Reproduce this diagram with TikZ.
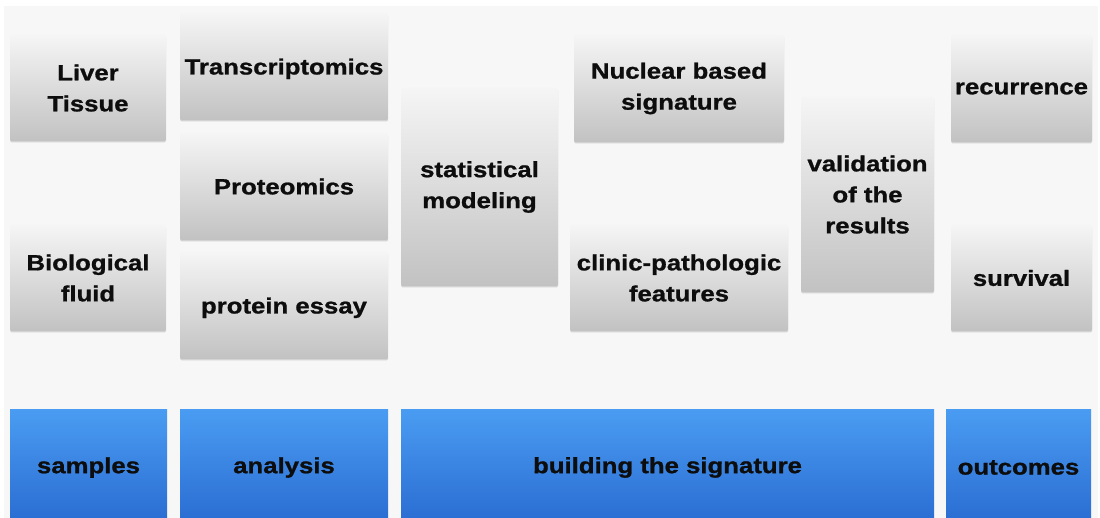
\documentclass[tikz,border=0pt]{standalone}
\usepackage{fontspec}
\setmainfont{Liberation Sans}[FakeStretch=1.17, BoldFeatures={FakeBold=1}]
\usetikzlibrary{shadows}

\definecolor{pagebg}{HTML}{F7F7F7}
\definecolor{greytop}{HTML}{F5F5F5}
\definecolor{greybot}{HTML}{C2C2C2}
\definecolor{bluetop}{HTML}{4A9CF2}
\definecolor{bluebot}{HTML}{296BD1}

\begin{document}
\begin{tikzpicture}[x=1pt,y=-1pt,
    label font/.style={font=\fontsize{22}{31}\selectfont\bfseries, text=black!95, align=center, inner sep=0pt},
    greybox/.style={label font, top color=greytop, bottom color=greybot, rounded corners=1.5pt,
        drop shadow={opacity=0.3, shadow xshift=0pt, shadow yshift=-1.5pt}},
    oneline/.style={text depth=0pt},
    bluebox/.style={label font, top color=bluetop, bottom color=bluebot,
        minimum height=117pt}]
    \useasboundingbox (0,0) rectangle (1100,518);
    \fill[white] (0,0) rectangle (1100,518);
    \fill[pagebg] (4,6) rectangle (1098,518);

    % samples
    \node[greybox, minimum width=156pt, minimum height=106pt] (liver) at (88,88) {Liver\\Tissue};
    \node[greybox, minimum width=156pt, minimum height=106pt] (fluid) at (88,278) {Biological\\fluid};

    % analysis
    \node[greybox, oneline, minimum width=208pt, minimum height=107pt] (transcript) at (284,66.5) {Transcriptomics};
    \node[greybox, minimum width=208pt, minimum height=107pt] (proteo) at (284,186.5) {Proteomics};
    \node[greybox, oneline, minimum width=208pt, minimum height=107pt] (essay) at (284,305.5) {protein essay};

    % building the signature
    \node[greybox, minimum width=157pt, minimum height=198pt] (stat) at (479.5,187) {statistical\\modeling};
    \node[greybox, minimum width=210pt, minimum height=107pt] (nuclear) at (679,88.5) {Nuclear based\\signature};
    \node[greybox, minimum width=218pt, minimum height=106pt] (clinic) at (679,278) {clinic-pathologic\\features};
    \node[greybox, minimum width=133pt, minimum height=195pt] (valid) at (867.5,194.5) {validation\\of the\\results};

    % outcomes
    \node[greybox, minimum width=141pt, minimum height=107pt] (recur) at (1021.5,88.5) {recurrence};
    \node[greybox, minimum width=141pt, minimum height=106pt] (surv) at (1021.5,278) {survival};

    % bottom row of stages, running off the lower edge
    \node[bluebox, minimum width=157pt] (samples) at (88.5,467.5) {samples};
    \node[bluebox, minimum width=208pt] (analysis) at (284,467.5) {analysis};
    \node[bluebox, minimum width=533pt] (building) at (667.5,467.5) {building the signature};
    \node[bluebox, minimum width=145pt] (outcomes) at (1018.5,467.5) {outcomes};
\end{tikzpicture}
\end{document}
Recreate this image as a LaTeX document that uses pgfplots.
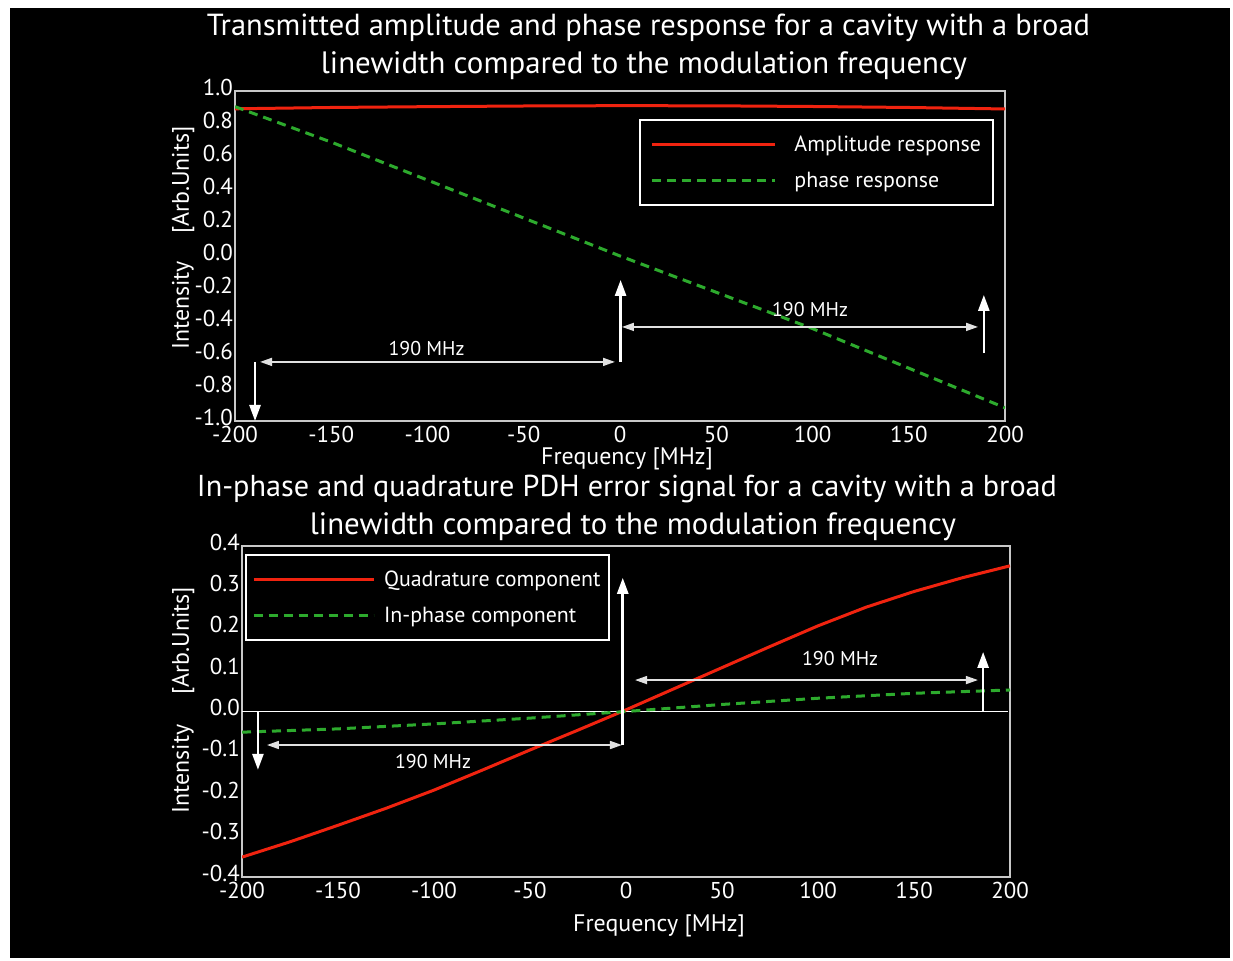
\documentclass[border=0pt]{standalone}
\usepackage{fontspec}
\setmainfont{PT Sans}
\usepackage{pgfplots}
\pgfplotsset{compat=1.18}
\usetikzlibrary{arrows.meta}

\definecolor{ampred}{RGB}{240,35,15}
\definecolor{phgreen}{RGB}{45,170,45}
\definecolor{framegray}{RGB}{200,200,200}
\definecolor{annot}{RGB}{225,225,225}

\tikzset{
  amp/.style={ampred, line width=3bp},
  pha/.style={phgreen, line width=3bp, dash pattern=on 9bp off 6bp},
  varr/.style={white, line width=2.6bp, -{Triangle[width=11bp,length=16bp]}},
  harr/.style={annot, line width=1.6bp,
    {Triangle[width=8bp,length=12bp]}-{Triangle[width=8bp,length=12bp]}},
  mhz/.style={text=white, font=\fontsize{20}{22}\selectfont},
  lab/.style={text=white, font=\fontsize{24}{26}\selectfont},
}

\pgfplotsset{
  cavity/.style={
    scale only axis,
    xmin=-200, xmax=200,
    xtick={-200,-150,-100,-50,0,50,100,150,200},
    axis line style={draw=framegray, line width=1.8bp},
    major tick length=0pt,
    tick label style={text=white, font=\fontsize{23}{25}\selectfont},
    /pgf/number format/assume math mode=true,
    yticklabel style={/pgf/number format/fixed, /pgf/number format/fixed zerofill,
      /pgf/number format/precision=1, inner xsep=2bp, inner ysep=1bp, yshift=4bp},
    xticklabel style={/pgf/number format/fixed, /pgf/number format/precision=0,
      inner ysep=1bp, yshift=-4bp},
    legend style={draw=white, line width=2bp, fill=black, text=white,
      font=\fontsize{22}{24}\selectfont, cells={anchor=west},
      inner xsep=10bp, inner ysep=14bp, row sep=15bp, column sep=16bp},
    legend image code/.code={\draw[#1] (0bp,0bp) -- (123bp,0bp);},
  },
}

\begin{document}
\begin{tikzpicture}[x=1bp, y=1bp]
% page and dark panel
\fill[white] (0,0) rectangle (1233,961);
\fill[black] (10,3) rectangle (1230,953);

% ---------- transmitted amplitude and phase ----------
\node[text=white] at (648.5,933) {\resizebox{883bp}{!}{\fontsize{30}{32}\selectfont Transmitted amplitude and phase response for a cavity with a broad}};
\node[text=white] at (644,895) {\resizebox{646bp}{!}{\fontsize{30}{32}\selectfont linewidth compared to the modulation frequency}};

\begin{axis}[cavity,
  at={(235bp,540bp)}, anchor=south west,
  width=770bp, height=330bp,
  ymin=-1, ymax=1,
  ytick={-1,-0.8,-0.6,-0.4,-0.2,0,0.2,0.4,0.6,0.8,1},
  legend style={at={(0.9857,0.915)}, anchor=north east},
]
\addplot[amp] coordinates {
  (-200,0.892) (-150,0.900) (-100,0.905) (-50,0.909) (0,0.911)
  (50,0.910) (100,0.906) (150,0.900) (200,0.891)};
\addlegendentry{Amplitude response}
\addplot[pha] coordinates {
  (-200,0.905) (-150,0.69) (-100,0.46) (-50,0.23) (0,0.0)
  (50,-0.22) (100,-0.44) (150,-0.68) (200,-0.92)};
\addlegendentry{phase response}

% sideband spacing markers
\draw[harr] (axis cs:-187,-0.642) -- (axis cs:-2.6,-0.642);
\draw[varr] (axis cs:-189.6,-0.642) -- (axis cs:-189.6,-1.0);
\draw[varr] (axis cs:0.3,-0.642) -- (axis cs:0.3,-0.145);
\draw[harr] (axis cs:1,-0.43) -- (axis cs:186,-0.43);
\draw[varr] (axis cs:189,-0.588) -- (axis cs:189,-0.236);
\node[mhz] at (axis cs:-100.5,-0.56) {190 MHz};
\node[mhz] at (axis cs:98.7,-0.327) {190 MHz};
\end{axis}

\node[lab] at (627,502) {Frequency [MHz]};
\node[lab, rotate=90] at (183,723) {Intensity\hspace{27bp}[Arb.Units]};

% ---------- PDH error signal ----------
\node[text=white] at (627,472) {\resizebox{860bp}{!}{\fontsize{30}{32}\selectfont In-phase and quadrature PDH error signal for a cavity with a broad}};
\node[text=white] at (633,434) {\resizebox{646bp}{!}{\fontsize{30}{32}\selectfont linewidth compared to the modulation frequency}};

\begin{axis}[cavity,
  at={(242bp,84bp)}, anchor=south west,
  width=768bp, height=331bp,
  ymin=-0.4, ymax=0.4,
  ytick={-0.4,-0.3,-0.2,-0.1,0,0.1,0.2,0.3,0.4},
  legend style={at={(0.004,0.976)}, anchor=north west,
    inner xsep=6bp, column sep=7bp},
  legend image code/.code={\draw[#1] (0bp,0bp) -- (120bp,0bp);},
]
\draw[white, line width=1.6bp] (axis cs:-200,0) -- (axis cs:199,0);
\addplot[amp] coordinates {
  (-200,-0.352) (-175,-0.315) (-150,-0.275) (-125,-0.234) (-100,-0.190)
  (-75,-0.142) (-50,-0.093) (-25,-0.045) (0,0.004) (25,0.055) (50,0.106)
  (75,0.157) (100,0.207) (125,0.252) (150,0.290) (175,0.323) (200,0.352)};
\addlegendentry{Quadrature component}
\addplot[pha] coordinates {
  (-200,-0.050) (-150,-0.042) (-100,-0.030) (-50,-0.016) (0,0.0)
  (50,0.017) (100,0.032) (150,0.044) (200,0.052)};
\addlegendentry{In-phase component}

\draw[varr] (axis cs:-191.7,0) -- (axis cs:-191.7,-0.141);
\draw[harr] (axis cs:-187,-0.081) -- (axis cs:-2.1,-0.081);
\draw[varr] (axis cs:-1.7,-0.081) -- (axis cs:-1.7,0.323);
\draw[harr] (axis cs:4.7,0.076) -- (axis cs:183.3,0.076);
\draw[varr] (axis cs:186,0) -- (axis cs:186,0.144);
\node[mhz] at (axis cs:-100.5,-0.122) {190 MHz};
\node[mhz] at (axis cs:111.5,0.129) {190 MHz};
\end{axis}

\node[lab] at (659,35) {Frequency [MHz]};
\node[lab, rotate=90] at (183,261) {Intensity\hspace{30bp}[Arb.Units]};
\end{tikzpicture}
\end{document}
+++
» GOAL: Copy the records above from the first line through the line containing "minimum width=133pt, minimum", both included, and leave out any pictures.

» THE OUTPUT:
Reproduce this diagram with TikZ.
\documentclass[tikz,border=0pt]{standalone}
\usepackage{fontspec}
\setmainfont{Liberation Sans}[FakeStretch=1.17, BoldFeatures={FakeBold=1}]
\usetikzlibrary{shadows}

\definecolor{pagebg}{HTML}{F7F7F7}
\definecolor{greytop}{HTML}{F5F5F5}
\definecolor{greybot}{HTML}{C2C2C2}
\definecolor{bluetop}{HTML}{4A9CF2}
\definecolor{bluebot}{HTML}{296BD1}

\begin{document}
\begin{tikzpicture}[x=1pt,y=-1pt,
    label font/.style={font=\fontsize{22}{31}\selectfont\bfseries, text=black!95, align=center, inner sep=0pt},
    greybox/.style={label font, top color=greytop, bottom color=greybot, rounded corners=1.5pt,
        drop shadow={opacity=0.3, shadow xshift=0pt, shadow yshift=-1.5pt}},
    oneline/.style={text depth=0pt},
    bluebox/.style={label font, top color=bluetop, bottom color=bluebot,
        minimum height=117pt}]
    \useasboundingbox (0,0) rectangle (1100,518);
    \fill[white] (0,0) rectangle (1100,518);
    \fill[pagebg] (4,6) rectangle (1098,518);

    % samples
    \node[greybox, minimum width=156pt, minimum height=106pt] (liver) at (88,88) {Liver\\Tissue};
    \node[greybox, minimum width=156pt, minimum height=106pt] (fluid) at (88,278) {Biological\\fluid};

    % analysis
    \node[greybox, oneline, minimum width=208pt, minimum height=107pt] (transcript) at (284,66.5) {Transcriptomics};
    \node[greybox, minimum width=208pt, minimum height=107pt] (proteo) at (284,186.5) {Proteomics};
    \node[greybox, oneline, minimum width=208pt, minimum height=107pt] (essay) at (284,305.5) {protein essay};

    % building the signature
    \node[greybox, minimum width=157pt, minimum height=198pt] (stat) at (479.5,187) {statistical\\modeling};
    \node[greybox, minimum width=210pt, minimum height=107pt] (nuclear) at (679,88.5) {Nuclear based\\signature};
    \node[greybox, minimum width=218pt, minimum height=106pt] (clinic) at (679,278) {clinic-pathologic\\features};
    \node[greybox, minimum width=133pt, minimum height=195pt] (valid) at (867.5,194.5) {validation\\of the\\results};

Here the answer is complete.